You exchange discs and within moments the controlled discord of Idle Hands Are The Devil's Playthings fills the car.

"By the way, how goes the writing these days?"

"These days, the novel practically writes itself," I say. "I've no control anymore. What started out as a vague idea, a seed, easily sprouted to a couple thousand words and onward to a healthy plant of twenty thousand strong. There was a bit of a struggle, then, for control over this unruly foliage - the taming of a concept I suppose - but once I was past that hump, it was all downhill from there-"

"-or uphill depending on how one looks at it."

"Indeed," I agree.

"So where are you at now? Progress-wise, I mean."

"Hit sixty thousand words last week, so I'm three quarters to my projected end total."

"Excellent job, mate."

We enter the city proper now, slowing slightly with the traffic, marvelling at the choppy Great Lake on one side and the concrete jungle on the other. It is here where nature and civilisation have made a reluctant truce, here where one pushes slightly on the other, deadlocked forever.

"At that rate," you continue, "you should be finishing up your first draft in, what, a few months?"

"Yeah."

"Do I detect a little trepidation there?"

"A little, I think. See, the thing is, it's going so well that I don't really want it to end," I say. "I'm starting to feel like I could go on writing this novel forever. Like maybe, just maybe, this is the novel I always have been writing and always will be. Like perhaps there is no beginning and there is no end."

The city swallow us whole, a sheer wall of concrete and glass rushing up alongside us now as the lake slips out of sight behind us.

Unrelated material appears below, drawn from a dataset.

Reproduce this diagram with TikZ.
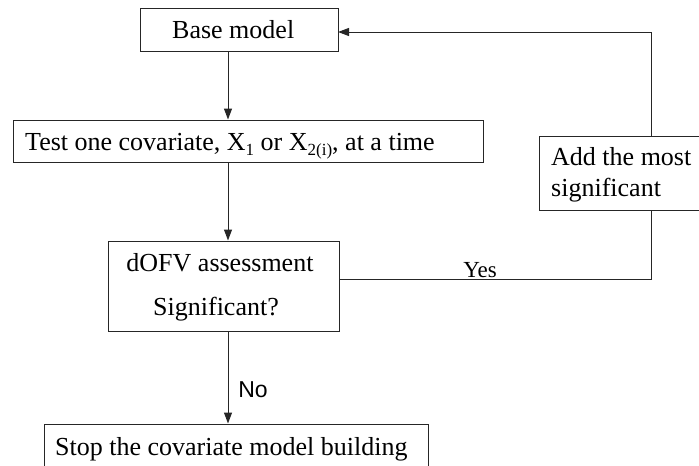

"And can a novel exist without those two things?" you ask. "Without a beginning or an end?"

"Doing without a beginning is easy," I reply. "Authors do it all the time. Doing without an end is another matter altogether."

"Too true," you nod. "Ending a novel without ending the story is one definite way to infuriate your readers."

"Exactly," I say, "and one doesn't ever want to do that - right?"